We consider an efficient computational framework for speeding up several machine learning algorithms with almost no loss of accuracy. The proposed framework relies on projections via structured matrices that we call Structured Spinners, which are formed as products of three structured matrix-blocks that incorporate rotations. The approach is highly generic, i.e. i) structured matrices under consideration can either be fully-randomized or learned, ii) our structured family contains as special cases all previously considered structured schemes, iii) the setting extends to the non-linear case where the projections are followed by non-linear functions, and iv) the method finds numerous applications including kernel approximations via random feature maps, dimensionality reduction algorithms, new fast cross-polytope LSH techniques, deep learning, convex optimization algorithms via Newton sketches, quantization with random projection trees, and more.
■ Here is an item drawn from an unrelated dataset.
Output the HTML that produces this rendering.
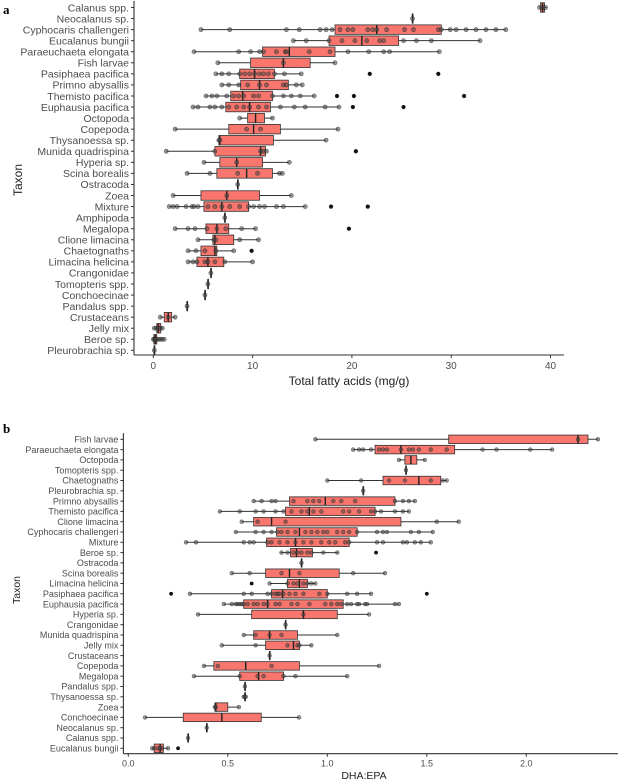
<!DOCTYPE html>
<html><head><meta charset="utf-8">
<style>
html,body{margin:0;padding:0;background:#fff;}
svg{display:block;font-family:"Liberation Sans",Arial,sans-serif;}
</style></head>
<body>
<svg id="chart" width="618" height="781" viewBox="0 0 618 781" xmlns="http://www.w3.org/2000/svg">
<text x="3" y="14" font-family="Liberation Serif" font-weight="bold" font-size="13">a</text>
<text x="3" y="433" font-family="Liberation Serif" font-weight="bold" font-size="13">b</text>
<g id="pa"></g>
<g id="pb"></g>
</svg>
<script>
// ---------- Panel A data (Total fatty acids mg/g) ----------
const namesA=["Calanus spp.","Neocalanus sp.","Cyphocaris challengeri","Eucalanus bungii","Paraeuchaeta elongata","Fish larvae","Pasiphaea pacifica","Primno abysallis","Themisto pacifica","Euphausia pacifica","Octopoda","Copepoda","Thysanoessa sp.","Munida quadrispina","Hyperia sp.","Scina borealis","Ostracoda","Zoea","Mixture","Amphipoda","Megalopa","Clione limacina","Chaetognaths","Limacina helicina","Crangonidae","Tomopteris spp.","Conchoecinae","Pandalus spp.","Crustaceans","Jelly mix","Beroe sp.","Pleurobrachia sp."];
const loA=[38.9,26.1,4.8,14.1,4.1,6.5,6.3,6.9,5.3,4.0,8.7,2.2,6.6,1.3,5.1,3.4,8.5,2.0,1.6,7.2,2.2,4.5,3.5,3.5,5.8,5.5,5.2,3.4,0.7,0.1,0,0.1];
const q1A=[39.0,26.1,18.3,17.7,11.0,9.8,8.7,8.8,7.8,7.3,9.5,7.6,6.6,6.2,6.7,6.4,8.5,4.8,5.1,7.2,5.3,6.0,4.8,4.4,5.8,5.5,5.2,3.4,1.1,0.35,0.05,0.1];
const medA=[39.2,26.1,22.5,21.0,13.7,13.1,10.2,10.7,9.0,9.7,10.3,10.1,6.7,10.8,8.4,9.4,8.5,7.4,6.9,7.2,6.4,6.2,6.2,5.5,5.8,5.5,5.2,3.4,1.5,0.5,0.2,0.1];
const q3A=[39.4,26.1,29.0,24.7,18.3,15.8,12.2,13.6,12.0,11.8,11.2,12.8,12.1,11.3,11.0,12.0,8.5,10.7,9.6,7.2,7.6,8.1,6.4,7.1,5.8,5.5,5.2,3.4,1.85,0.75,0.35,0.1];
const hiA=[39.6,26.1,35.5,32.9,28.8,18.3,14.9,15.0,16.2,18.7,12.0,18.6,17.4,11.4,13.7,13.0,8.5,13.9,15.3,7.2,10.3,10.6,8.1,10.0,5.8,5.5,5.2,3.4,2.2,0.95,1.1,0.1];
const ptsA=[[38.9,39.2,39.5],[26.1],[4.8,7.7,13.4,14.7,16.8,17.4,18,18.8,19.6,20.1,21.6,22.1,22.5,23.5,25.3,26.2,28.7,29,29.9,30.5,31.5,32.5,33.5,34.5,35.5],[14.1,15.4,17.7,19,20.3,21.5,22.8,23.2,25.2,26.5,28.0,32.9],[4.1,8.6,9.8,10.7,11.1,12.4,13.3,13.4,15.7,17.8,19.6,21.7,23.2,23.8,28.8],[6.5,13.1,18.3],[6.3,6.9,7.6,8.7,9.2,9.7,10.2,10.7,11.1,11.6,12.2,13.2,14.9],[6.9,7.6,8.6,9.5,10.7,11.4,13.1,13.4,14.4,15.0],[5.3,5.9,6.4,7.4,8.1,8.6,9.1,10.1,10.6,12.0,13.1,13.9,14.8,16.2],[4.0,4.5,5.7,6.2,6.9,7.6,8.4,9.1,9.7,10.6,11.4,12.8,14.2,15.3,17.3,18.7],[8.7,12.0],[2.2,9.4,10.8,18.6],[6.6,6.7,17.4],[1.3,6.2,10.8,11.1,11.4],[5.1,8.4,13.7],[3.4,5.7,8.5,10.5,12.7,13.0],[8.5],[2.0,7.4,13.9],[1.6,2.0,2.4,3.3,3.9,4.1,4.5,5.5,6.2,6.9,7.7,8.7,9.6,10.1,10.7,11.2,12.4,13.1,15.3],[7.2],[2.2,3.5,4.2,5.4,6.4,7.3,8.9,10.3],[4.5,6.1,6.3,8.7,10.6],[3.5,4.3,5.2,6.3,8.1],[3.5,4.0,4.4,5.2,5.5,6.2,7.2,10.0],[5.8],[5.5],[5.2],[3.4],[0.7,1.5,2.2],[0.1,0.3,0.5,0.7,0.9],[0,0.1,0.2,0.3,0.5,0.7,0.9,1.1],[0.1]];
const outA=[[],[],[],[],[],[],[21.8,28.7],[],[18.5,20.2,31.3],[20.1,25.2],[],[],[],[20.4],[],[],[],[],[17.9,21.6],[],[19.7],[],[9.9],[],[],[],[],[],[],[],[],[]];
const ticksA=[0,10,20,30,40];

// ---------- Panel B data (DHA:EPA) ----------
const namesB=["Fish larvae","Paraeuchaeta elongata","Octopoda","Tomopteris spp.","Chaetognaths","Pleurobrachia sp.","Primno abysallis","Themisto pacifica","Clione limacina","Cyphocaris challengeri","Mixture","Beroe sp.","Ostracoda","Scina borealis","Limacina helicina","Pasiphaea pacifica","Euphausia pacifica","Hyperia sp.","Crangonidae","Munida quadrispina","Jelly mix","Crustaceans","Copepoda","Megalopa","Pandalus spp.","Thysanoessa sp.","Zoea","Conchoecinae","Neocalanus sp.","Calanus spp.","Eucalanus bungii"];
const loB=[0.94,1.13,1.36,1.395,1.0,1.18,0.63,0.46,0.57,0.54,0.29,0.765,0.87,0.52,0.71,0.31,0.48,0.35,0.79,0.58,0.47,0.71,0.38,0.33,0.586,0.586,0.435,0.084,0.394,0.30,0.12];
const q1B=[1.61,1.24,1.39,1.395,1.28,1.18,0.81,0.79,0.63,0.745,0.695,0.815,0.87,0.69,0.80,0.72,0.58,0.62,0.79,0.63,0.69,0.71,0.43,0.56,0.586,0.586,0.435,0.276,0.394,0.30,0.13];
const medB=[2.26,1.37,1.42,1.395,1.46,1.18,0.99,0.91,0.72,0.86,0.84,0.845,0.87,0.81,0.86,0.775,0.70,0.88,0.79,0.71,0.83,0.71,0.59,0.655,0.586,0.586,0.44,0.47,0.394,0.30,0.16];
const q3B=[2.31,1.64,1.45,1.395,1.57,1.18,1.34,1.24,1.37,1.15,1.11,0.925,0.87,1.06,0.90,1.0,1.08,1.05,0.79,0.85,0.86,0.71,0.86,0.78,0.586,0.586,0.50,0.668,0.394,0.30,0.176];
const hiB=[2.36,2.13,1.49,1.395,1.60,1.18,1.44,1.41,1.66,1.53,1.52,1.055,0.87,1.29,0.94,1.22,1.36,1.21,0.79,1.05,0.92,0.71,1.26,1.10,0.586,0.586,0.556,0.858,0.394,0.30,0.2];
const ptsB=[[0.94,2.26,2.36],[1.13,1.16,1.18,1.22,1.26,1.28,1.30,1.37,1.41,1.43,1.46,1.52,1.60,1.78,1.85,2.02,2.13],[1.36,1.49],[1.395],[1.0,1.17,1.31,1.39,1.52,1.58,1.60],[1.18],[0.63,0.67,0.72,0.74,0.83,0.90,0.93,0.96,1.03,1.07,1.14,1.34,1.38,1.41,1.44],[0.46,0.56,0.64,0.68,0.74,0.78,0.82,0.87,0.90,0.93,0.97,1.08,1.11,1.16,1.22,1.24,1.27,1.34,1.38,1.41],[0.57,0.65,0.79,1.55,1.66],[0.54,0.64,0.68,0.72,0.75,0.77,0.80,0.84,0.89,0.92,0.95,0.98,1.0,1.05,1.08,1.11,1.15,1.25,1.28,1.30,1.42,1.46,1.53],[0.29,0.34,0.58,0.61,0.63,0.70,0.72,0.76,0.80,0.84,0.88,0.92,0.97,1.01,1.04,1.09,1.11,1.25,1.28,1.38,1.40,1.44,1.47,1.52],[0.77,0.80,0.83,0.85,0.87,0.90,0.92,0.98,1.05],[0.87],[0.52,0.61,0.77,0.86,1.13,1.29],[0.71,0.80,0.83,0.85,0.88,0.90,0.92,0.94],[0.31,0.58,0.62,0.70,0.72,0.74,0.75,0.76,0.78,0.81,0.84,0.88,0.96,1.0,1.10,1.15,1.22],[0.48,0.52,0.54,0.55,0.56,0.57,0.58,0.60,0.63,0.65,0.68,0.70,0.74,0.76,0.82,0.85,0.91,0.99,1.02,1.05,1.07,1.10,1.12,1.15,1.16,1.19,1.20,1.34,1.36],[0.35,0.88,1.21],[0.79],[0.58,0.64,0.71,0.77,1.05],[0.47,0.64,0.80,0.85,0.86,0.92],[0.71],[0.38,0.45,0.72,1.26],[0.33,0.56,0.65,0.68,0.78,0.84,1.10],[0.586],[0.58,0.586,0.59],[0.435,0.44,0.556],[0.084,0.858],[0.394],[0.30],[0.12,0.13,0.15,0.16,0.17,0.2]];
const outB=[[],[],[],[],[],[],[],[],[],[],[],[1.245],[],[],[0.62],[0.215,1.5],[],[],[],[],[],[],[],[],[],[],[],[],[],[],[0.25]];
const ticksB=[0,0.5,1.0,1.5,2.0];

const NS="http://www.w3.org/2000/svg";
function mk(parent,tag,attrs){const e=document.createElementNS(NS,tag);for(const k in attrs)e.setAttribute(k,attrs[k]);parent.appendChild(e);return e;}

function drawPanel(g,cfg,names,lo,q1,med,q3,hi,pts,outs,ticks){
  const x=v=>cfg.x0+v*cfg.k;
  const y=i=>cfg.yTop+i*cfg.dy;
  // axes
  const ya=mk(g,'line',{x1:cfg.axX,x2:cfg.axX,y1:cfg.yTop-cfg.dy*0.6,y2:cfg.axY,stroke:'#333','stroke-width':1.1});
  
  const xa=mk(g,'line',{x1:cfg.axX,x2:cfg.axR,y1:cfg.axY,y2:cfg.axY,stroke:'#333','stroke-width':1.1});
  
  ticks.forEach(t=>{
    const tl=mk(g,'line',{x1:x(t),x2:x(t),y1:cfg.axY,y2:cfg.axY+3,stroke:'#333','stroke-width':1});
    
    const tt=mk(g,'text',{x:x(t),y:cfg.axY+cfg.tickFs+4,'font-size':cfg.tickFs,fill:'#4d4d4d','text-anchor':'middle'});
    tt.textContent=cfg.fmt(t);
    
  });
  names.forEach((n,i)=>{
    const yy=y(i);
    const tk=mk(g,'line',{x1:cfg.axX-3,x2:cfg.axX,y1:yy,y2:yy,stroke:'#333','stroke-width':1});
    
    const lb=mk(g,'text',{x:cfg.axX-5,y:yy+cfg.labFs*0.36,'font-size':cfg.labFs,fill:'#4d4d4d','text-anchor':'end'});
    lb.textContent=n;
    
    const h=cfg.boxH;
    const wl=mk(g,'line',{x1:x(lo[i]),x2:x(hi[i]),y1:yy,y2:yy,stroke:'#333','stroke-width':1});
    
    const bx=mk(g,'rect',{x:x(q1[i]),y:yy-h/2,width:Math.max(0.6,x(q3[i])-x(q1[i])),height:h,fill:'#f8766d',stroke:'#333','stroke-width':0.8});
    
    const md=mk(g,'line',{x1:x(med[i]),x2:x(med[i]),y1:yy-h/2,y2:yy+h/2,stroke:'#222','stroke-width':1.4});
    
    pts[i].forEach(v=>{
      const c=mk(g,'circle',{cx:x(v),cy:yy,r:cfg.r,fill:'#444','fill-opacity':0.55,stroke:'#222','stroke-opacity':0.6,'stroke-width':0.6});
      
    });
    outs[i].forEach(v=>{
      const c=mk(g,'circle',{cx:x(v),cy:yy,r:cfg.r,fill:'#111'});
      
    });
  });
  const xt=mk(g,'text',{x:cfg.xTitleX,y:cfg.xTitleY,'font-size':cfg.titleFs,fill:'#222','text-anchor':'middle'});
  xt.textContent=cfg.xTitle;
  
  const ytl=mk(g,'text',{x:0,y:0,'font-size':cfg.titleFs,fill:'#222','text-anchor':'middle',transform:`translate(${cfg.yTitleX},${cfg.yTitleY}) rotate(-90)`});
  ytl.textContent='Taxon';
  
}

drawPanel(document.getElementById('pa'),{x0:153.3,k:9.93,yTop:7.5,dy:11.06,axX:134,axY:355,axR:564,boxH:9.5,r:2.1,labFs:10.5,tickFs:10,titleFs:12,fmt:t=>String(t),xTitle:'Total fatty acids (mg/g)',xTitleX:349,xTitleY:385,yTitleX:22,yTitleY:180},
  namesA,loA,q1A,medA,q3A,hiA,ptsA,outA,ticksA);
drawPanel(document.getElementById('pb'),{x0:128.3,k:199,yTop:439.3,dy:10.3,axX:123.4,axY:753.7,axR:618,boxH:8.5,r:1.9,labFs:9,tickFs:9,titleFs:10.5,fmt:t=>t.toFixed(1),xTitle:'DHA:EPA',xTitleX:364,xTitleY:779,yTitleX:20,yTitleY:590},
  namesB,loB,q1B,medB,q3B,hiB,ptsB,outB,ticksB);
</script>
</body></html>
The proposed framework comes with theoretical guarantees characterizing the capacity of the structured model in reference to its unstructured counterpart and is based on a general theoretical principle that we describe in the paper. As a consequence of our theoretical analysis, we provide the first theoretical guarantees for one of the most efficient existing LSH algorithms based on the HD3HD2HD1 structured matrix [Andoni et al., 2015]. The exhaustive experimental evaluation confirms the accuracy and efficiency of structured spinners for a variety of different applications.